Judge: When you listen to these two recordings, the deposit copy and the performed copy by Led Zeppelin, I don’t see how any juror could find they’re substantially similar, even with expert testimony. So you’ve got to get your sound recording in to win this case, don’t you? . . .

Judge: If the law is that the deposit copy is the four corners of the copyright deposit there’s nothing else to retry, correct?

Skidmore Counsel: If that’s the law ….

Judge: And you lose the case unless [the jury hears the sound recording]; a hundred times out of a hundred, right? You’ve gotta get your sound recording in in order to win this case, don’t you?

Skidmore Counsel: I think so.

Later in the hearing, when Led Zeppelin’s attorney was arguing:

Judge: It seems to me that assuming the copyright analysis is limited to the deposit copy any error [in the jury instructions] is harmless because no reasonable juror could find that the alleged copying was unlawful appropriation of the deposit copy, so why could we assume that instructional error occurred and find any error harmless?

Counsel for Led Zeppelin: I agree wholeheartedly.

The problem here, from Skidmore’s perspective, is that the judges appeared unconvinced that the sound recording of Taurus should be admissible.

This sets up the scenario (referenced by the judge in the quote above) where the en banc court would not need to address the jury instruction issue that was grounds for reversal by the Ninth Circuit panel, and which at least one judge indicated was problematic. The court can bypass that as “harmless error.”

Whether the Ninth Circuit will take this easy way out remains to be seen, but it seems like a significant risk for Skidmore.

By the way, I’m being facetious when I ask whether Skidmore’s attorney “gave away the case.” As a strategic matter he may have had no choice. He may have concluded that he cannot win a retrial on the deposit copy (he lost the first trial when limited to that evidence), and he doesn’t want a remand on a technicality such as deficient jury instructions if he will be limited to that evidence.

The “Inverse Ratio” Rule

The inverse ratio rule provides that if the plaintiff establishes a high degree of access to its work by the defendant, a finding of copyright infringement may be based upon a lesser degree of similarity. This controversial doctrine exists only in the Ninth Circuit. The trial judge refused to give the jury an inverse ratio instruction, an issue Skidmore raised on appeal.

This doctrine may already be dead as a practical matter. In the 2018 Blurred Lines case (Gaye v. Williams) the original opinion suggested that there was some validity to this doctrine, and asked the trial court to reevaluate it on remand.1 But the Ninth Circuit issued an amended opinion deleting all references to the rule, arguably implying that it did not endorse it.

At the en banc hearing, one of the judges asked Led Zeppelin’s lawyer to address this doctrine, and the lawyer briefly explained why it was bad copyright law (a view widely shared in the copyright community). Quite possibly, this case will allow the Ninth Circuit to put this much-criticized doctrine to bed, once and for all.

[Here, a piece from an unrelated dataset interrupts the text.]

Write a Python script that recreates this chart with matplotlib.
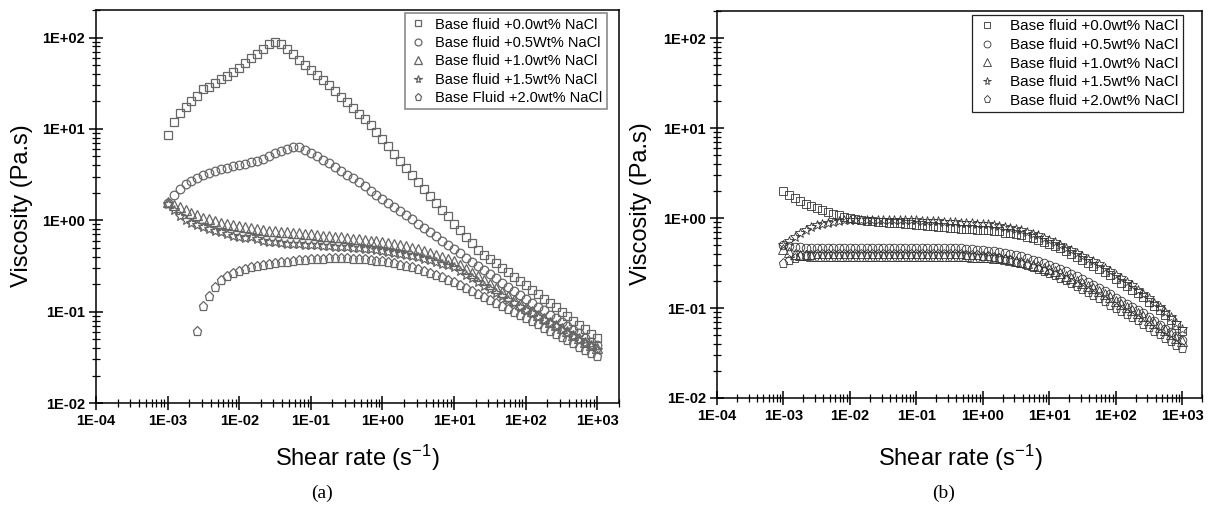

The “Thin Copyright” Issue

As I discussed in some detail recently (Copyright Office Backs Led Zeppelin In Ninth Circuit En Banc Appeal), the United States filed an amicus brief urging the court to adopt a “virtually identical” test for musical works that contain only “a small number of standard elements” (as is the case with Taurus, they argued).

An attorney from the Department of Justice argued for the United States at the hearing, and frankly he didn’t push this issue as hard as he might have. He certainly didn’t propose a rule that the Ninth Circuit could adopt, and the judges appeared unreceptive to this argument. I’d be surprised if a new copyright rule establishing a thin copyright for some musical works came out of this case.

Conclusion

Courts are notorious for creating the wrong impression during oral argument. Many a lawyer has walked out of a hearing after getting knocked around by a judge thinking that she had lost, only to win when the ruling arrives. And vice versa.

With that caveat, I will venture a prediction that the Ninth Circuit will hold that (a) the copyright in pre-1978 works is limited to the deposit copy, and (b) Skidmore can’t prevail on the deposit copy. Accordingly, any errors in the jury instructions were harmless and the jury verdict of non-infringement is affirmed.

FOOTNOTES:

  1. “Access and substantial similarity are “inextricably linked. We adhere to the ‘inverse ratio rule,’ which operates like a sliding scale: The greater the showing of access, the lesser the showing of substantial similarity is required.”